What the task requires: Search the data for the word "matplotlib" and copy every line that contains it.

The input:
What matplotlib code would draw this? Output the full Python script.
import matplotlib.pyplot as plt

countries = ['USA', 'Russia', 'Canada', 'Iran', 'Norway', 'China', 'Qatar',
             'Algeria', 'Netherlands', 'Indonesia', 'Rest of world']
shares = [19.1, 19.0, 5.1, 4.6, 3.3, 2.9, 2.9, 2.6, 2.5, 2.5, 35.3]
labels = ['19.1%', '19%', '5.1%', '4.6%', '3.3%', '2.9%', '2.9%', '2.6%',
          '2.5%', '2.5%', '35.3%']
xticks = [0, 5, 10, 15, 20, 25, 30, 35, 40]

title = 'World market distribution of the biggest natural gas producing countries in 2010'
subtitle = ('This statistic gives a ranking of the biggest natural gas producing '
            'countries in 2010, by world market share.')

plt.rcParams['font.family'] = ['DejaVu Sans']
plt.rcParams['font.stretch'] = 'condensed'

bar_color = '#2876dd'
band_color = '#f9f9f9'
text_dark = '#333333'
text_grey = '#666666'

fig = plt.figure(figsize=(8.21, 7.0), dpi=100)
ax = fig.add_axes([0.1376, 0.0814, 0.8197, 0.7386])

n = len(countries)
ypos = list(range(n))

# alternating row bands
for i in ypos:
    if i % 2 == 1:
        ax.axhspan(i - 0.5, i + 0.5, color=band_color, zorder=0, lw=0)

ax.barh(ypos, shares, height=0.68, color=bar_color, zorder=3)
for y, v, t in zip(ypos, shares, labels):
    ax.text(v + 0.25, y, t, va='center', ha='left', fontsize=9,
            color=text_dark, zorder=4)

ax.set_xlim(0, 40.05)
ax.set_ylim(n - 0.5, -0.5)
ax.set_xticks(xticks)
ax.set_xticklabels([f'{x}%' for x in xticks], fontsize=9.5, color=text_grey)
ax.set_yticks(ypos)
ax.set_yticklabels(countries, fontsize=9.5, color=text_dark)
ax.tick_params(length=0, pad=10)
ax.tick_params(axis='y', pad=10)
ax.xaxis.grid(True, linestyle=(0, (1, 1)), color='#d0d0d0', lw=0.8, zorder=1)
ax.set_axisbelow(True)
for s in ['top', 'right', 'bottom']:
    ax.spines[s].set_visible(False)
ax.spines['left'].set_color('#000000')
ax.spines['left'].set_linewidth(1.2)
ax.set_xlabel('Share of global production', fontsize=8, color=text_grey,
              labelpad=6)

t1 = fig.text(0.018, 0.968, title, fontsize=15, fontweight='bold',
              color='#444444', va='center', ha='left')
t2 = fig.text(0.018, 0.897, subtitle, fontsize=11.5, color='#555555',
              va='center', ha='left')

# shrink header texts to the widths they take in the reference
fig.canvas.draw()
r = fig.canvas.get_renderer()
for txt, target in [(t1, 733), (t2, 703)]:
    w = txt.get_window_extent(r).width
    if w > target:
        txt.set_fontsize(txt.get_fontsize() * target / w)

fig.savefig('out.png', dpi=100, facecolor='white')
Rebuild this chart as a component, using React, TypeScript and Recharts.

Solution to the problem:
What matplotlib code would draw this? Output the full Python script.
import matplotlib.pyplot as plt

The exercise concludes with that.